Biobrandstoffen bieden ook op een andere manier mogelijkheden voor Afrika: wanneer grootschalige productie mogelijk wordt binnen de grenzen die net zijn gesteld, dan betekent dit dat Afrika minder afhankelijk wordt van fossiele brandstoffen die vanuit havens moeten worden ingevoerd. Dit vergroot het aantak gebieden waar opwekking van elektriciteit mogelijk wordt. Desondanks blijven de mogelijkheden voor industriële groeipolen in Afrika veel beperkter dan in Azië, door de lage bevolkingsdichtheid van het continent. Industrialisatie vereist concentratie van activiteit: niet voor niets ontwikkelen we in Nederland ook bedrijfs- en industrieterreinen waarbij bedrijven gezamenlijk kunnen profiteren van infrastructuur voor aan- en afvoer van inputs (ook water en electriciteit) en eindproducten. Het opzetten van grote aantallen kleine bedrijfjes op het Afrikaanse platteland kan om die reden dan ook geen aanzet zijn tot grote economische groei. Een blik op de stedenkaart van Afrika (figuur 1) geeft wel aan dat gebieden met voldoende “massa” al snel over landsgrenzen heen gaan (West Afrika bijvoorbeeld). Beleid om groeipolen In Afrika te ondersteunen vraagt dan ook om coördinatie en samenwerking in regionale verbanden.
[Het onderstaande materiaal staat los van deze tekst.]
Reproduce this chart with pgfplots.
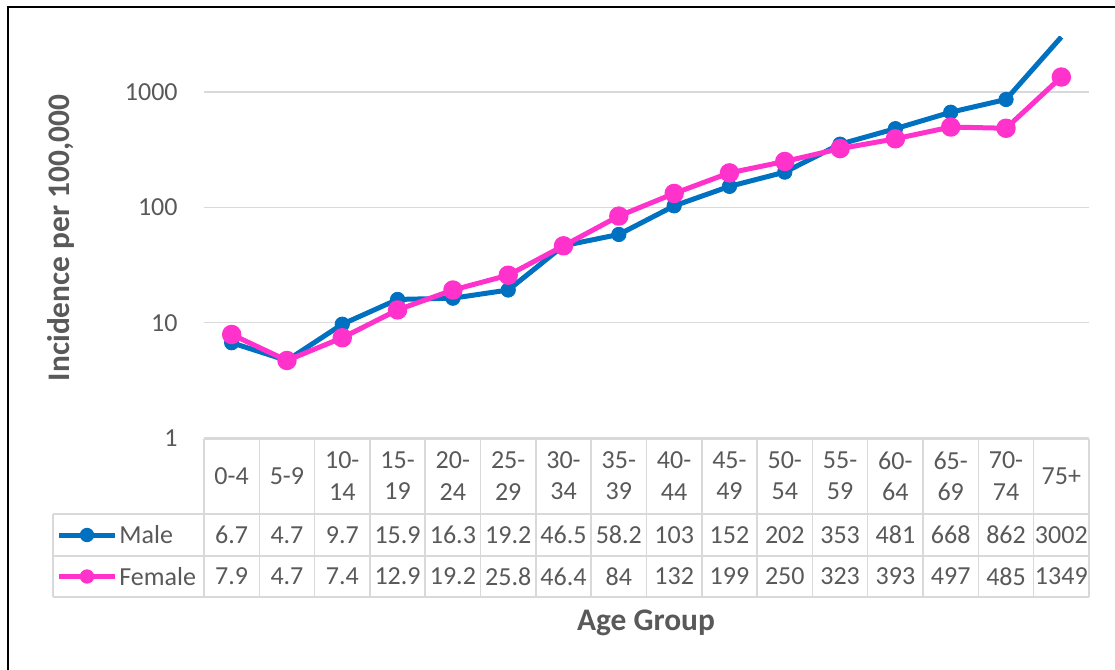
\documentclass[border=0pt]{standalone}
\usepackage{fontspec}
\setmainfont{Carlito}
\usepackage{pgfplots}
\pgfplotsset{compat=1.18}
\definecolor{male}{HTML}{0070C0}
\definecolor{female}{HTML}{FF33CC}
\definecolor{gridgray}{HTML}{D9D9D9}
\definecolor{textgray}{HTML}{595959}

\begin{document}
\begin{tikzpicture}[font=\fontsize{13}{15.6}\selectfont]
\useasboundingbox (-102pt,-116pt) rectangle (455.5pt,219pt);
\begin{axis}[
  at={(0,0)}, anchor=south west,
  scale only axis,
  width=442.5pt, height=200.5pt,
  xmin=0, xmax=16,
  ymode=log, ymin=1, ymax=3000,
  xtick=\empty,
  ytick={1,10,100,1000},
  yticklabels={1,10,100,1000},
  yminorticks=false,
  major tick length=0pt,
  axis line style={draw=none},
  ymajorgrids,
  grid style={draw=gridgray, line width=0.75pt},
  yticklabel style={font=\fontsize{13}{15.6}\selectfont, text=textgray, anchor=east, inner sep=0pt, xshift=-13pt},
  /pgf/number format/assume math mode=true,
  clip=true,
]
\addplot[male, line width=2.5pt, line join=round, no markers] coordinates {
  (0.5,6.7) (1.5,4.7) (2.5,9.7) (3.5,15.9) (4.5,16.3) (5.5,19.2) (6.5,46.5) (7.5,58.2)
  (8.5,103) (9.5,152) (10.5,202) (11.5,353) (12.5,481) (13.5,668) (14.5,862) (15.5,3002)
};
\addplot[male, only marks, mark=*, mark size=3.6pt] coordinates {
  (0.5,6.7) (1.5,4.7) (2.5,9.7) (3.5,15.9) (4.5,16.3) (5.5,19.2) (6.5,46.5) (7.5,58.2)
  (8.5,103) (9.5,152) (10.5,202) (11.5,353) (12.5,481) (13.5,668) (14.5,862)
};
\addplot[female, line width=2.5pt, line join=round, mark=*, mark size=3.6pt] coordinates {
  (0.5,7.9) (1.5,4.7) (2.5,7.4) (3.5,12.9) (4.5,19.2) (5.5,25.8) (6.5,46.4) (7.5,84)
  (8.5,132) (9.5,199) (10.5,250) (11.5,323) (12.5,393) (13.5,497) (14.5,485) (15.5,1349)
};
\end{axis}

% data table
\def\cw{27.656}
\draw[gridgray, line width=0.75pt] (0pt,-0.5pt) -- (442.5pt,-0.5pt);
\foreach \yy in {-38,-59,-79.5} \draw[gridgray, line width=0.75pt] (-75.5pt,\yy pt) -- (442.5pt,\yy pt);
\foreach \i in {0,...,16} \draw[gridgray, line width=0.75pt] ({\i*\cw pt},-0.5pt) -- ({\i*\cw pt},-79.5pt);
\draw[gridgray, line width=0.75pt] (-75.5pt,-38pt) -- (-75.5pt,-79.5pt);

\foreach \lab [count=\i from 0] in {0-4,5-9,10-\\14,15-\\19,20-\\24,25-\\29,30-\\34,35-\\39,40-\\44,45-\\49,50-\\54,55-\\59,60-\\64,65-\\69,70-\\74,75+}
  \node[text=textgray, align=center, inner sep=0pt] at ({(\i+0.5)*\cw pt},-19pt) {\lab};
\foreach \v [count=\i from 0] in {6.7,4.7,9.7,15.9,16.3,19.2,46.5,58.2,103,152,202,353,481,668,862,3002}
  \node[text=textgray, inner sep=0pt] at ({(\i+0.5)*\cw pt},-48.5pt) {\v};
\foreach \v [count=\i from 0] in {7.9,4.7,7.4,12.9,19.2,25.8,46.4,84,132,199,250,323,393,497,485,1349}
  \node[text=textgray, inner sep=0pt] at ({(\i+0.5)*\cw pt},-69.25pt) {\v};

% legend keys
\draw[male, line width=2.5pt] (-72.5pt,-48.5pt) -- (-44.5pt,-48.5pt);
\fill[male] (-58.5pt,-48.5pt) circle (3.6pt);
\node[text=textgray, anchor=west, inner sep=0pt] at (-42.5pt,-48.5pt) {Male};
\draw[female, line width=2.5pt] (-72.5pt,-69.25pt) -- (-44.5pt,-69.25pt);
\fill[female] (-58.5pt,-69.25pt) circle (3.6pt);
\node[text=textgray, anchor=west, inner sep=0pt] at (-42.5pt,-69.25pt) {Female};

% titles
\node[text=textgray, font=\fontsize{15.7}{18}\selectfont\bfseries, rotate=90] at (-71.5pt,100pt) {Incidence per 100,000};
\node[text=textgray, font=\fontsize{15.7}{18}\selectfont\bfseries] at (221pt,-92.5pt) {Age Group};

% chart border
\draw[black, line width=1pt] (-98pt,-130pt) -- (-98pt,215.5pt) -- (470pt,215.5pt);
\end{tikzpicture}
\end{document}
Figuur 1: Urbane gebieden in Afrika: bron: CIESIN Speciale aandacht moet ook worden gegeven aan de arbeidsmigranten, degenen die vanuit de rurale gebieden naar de steden trekken. Nu al is een sterke urbanisering van Afrika gaande, en neemt de druk op voorzieningen in steden toe. In deze steden moeten dan ook investeringen in gezondheidszorg, onderwijs, drinkwater en riolering worden gedaan om te voorkomen dat migranten lange tijd zijn gedoemd tot een bestaan in de marge, een notoire voedingsbodem voor sociale onrust en ernstige conflicten. Productiviteitsstijging in de landbouw, stedelijke groei met uitstraling naar de rurale gebieden en vooral remittances van arbeidsmigranten dragen allemaal bij aan het verminderen van de kwetsbaarheid van de rurale bevolking. Groei is ook in dit opzicht het belangrijkste instrument. Maar dit wil niet zeggen dat het platteland, en vooral de armsten, geen aandacht verdienen. Niet iedereen kan, zeker op afzienbare termijn, worden geïntegreerd in ketens en niet elke familie heeft een familielid in de stad dat voldoende verdient om de achterblijvers te onderhouden in tijden van tegenslag. Voor de armsten op het platteland is de toenemende onvoorspelbaarheid van het klimaat een grote bedreiging voor hun voedselzekerheid, en moeten er voldoende vangnetten zijn om ook
hen een bestaansminimum te garanderen. Lokale collectieve instituties zijn hiervoor in eerste plaats het meest geschikt, maar falen als rampen teveel mensen in hetzelfde gebied treffen. Ze zijn bovendien vaak verzwakt doordat ze lange tijd zijn genegeerd door nationale overheden en donoren en zijn afgeschilderd als archaïsche systemen die vooruitgang tegen houden. Inmiddels is er erkenning van het vitale belang van lokale instituties, niet alleen bij het opvangen van schokken, maar ook bij het stimuleren van groei. Het wordt nog niet altijd beseft dat interventies van donoren, en dus ook noodhulp, altijd het gevaar met zich meebrengen dat lokale machtsverhoudingen worden verstoord. Het met veel vlagvertoon als redder in nood optreden van buitenlanders ondermijnt het gezag van lokale leiders, en dit leidt ook tot het kwijtraken van hun gezag op andere terreinen.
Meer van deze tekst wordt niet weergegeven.